Mr Hollande's office has rejected Mr Fillon's accusations and denied interference in the justice system.
Mr Fillon said that, given the investigations against him, there was "every chance" his own phone was tapped.
Mr Fillon also said that Francois Baroin, a former finance minister, would be a "very good choice" for prime minister if he won election to the Elysee.
Investors are concerned the wave of frustration with political elites behind Britain's vote to leave the European Union and the election of Donald Trump in the United States could sweep Ms Le Pen into power in France.
The National Front leader would take France out of the euro and hold a referendum on EU membership.
The latest poll, by Opinionway, showed Ms Le Pen, with 25 per cent in the first round, one point ahead of Mr Macron and six points ahead of Mr Fillon.

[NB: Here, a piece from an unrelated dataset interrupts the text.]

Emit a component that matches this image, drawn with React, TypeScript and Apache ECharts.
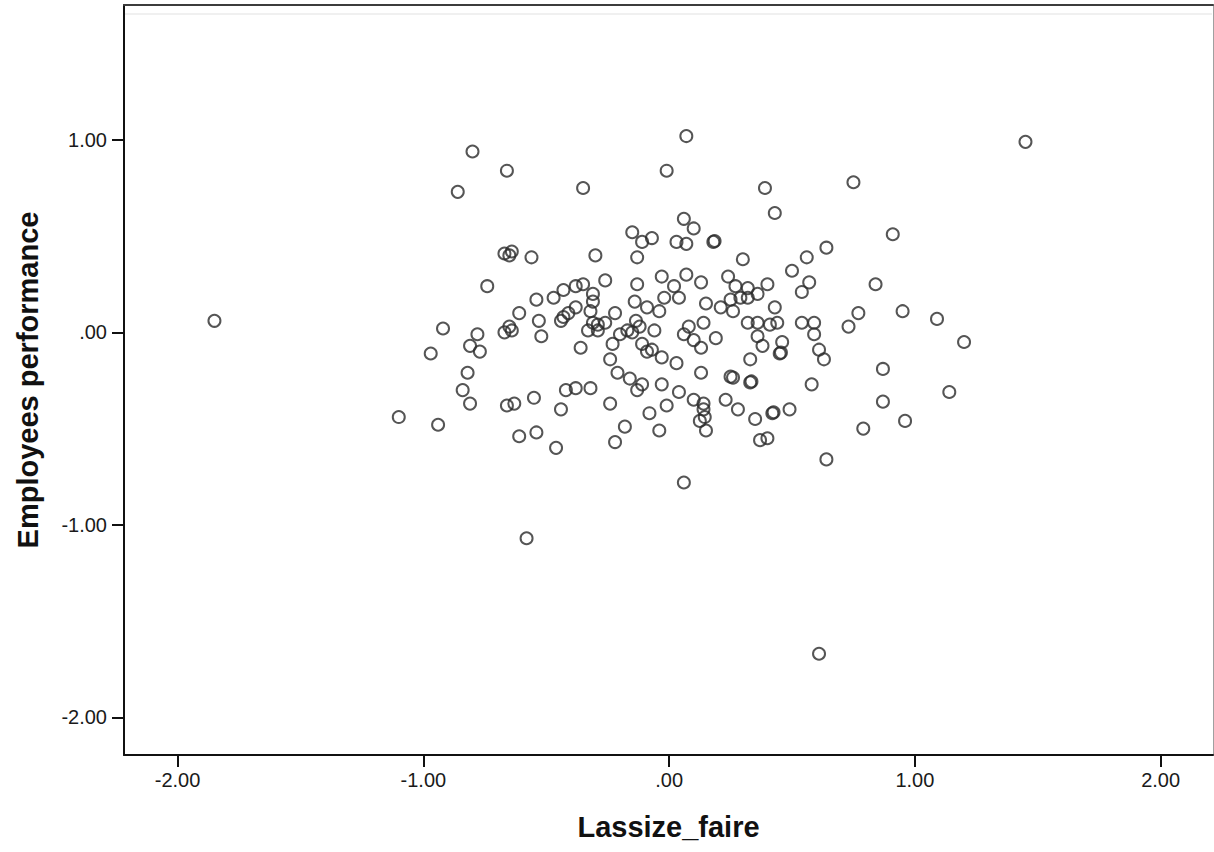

It showed Mr Macron would easily beat Ms Le Pen in the run-off, but former Prime Minister Manuel Valls said last week he believed Ms Le Pen's potential score was seriously underrated.
Mr Macron told Le Monde in an interview on Monday that Mr Fillon and Socialist candidate Benoit Hamon were wrong to focus their attacks on him, when Ms Le Pen was the real threat.
"Those who say Marine Le Pen can't win the second round are the same as those who said Trump could never win. We don't know what can happen if she is far ahead in the first round," he said.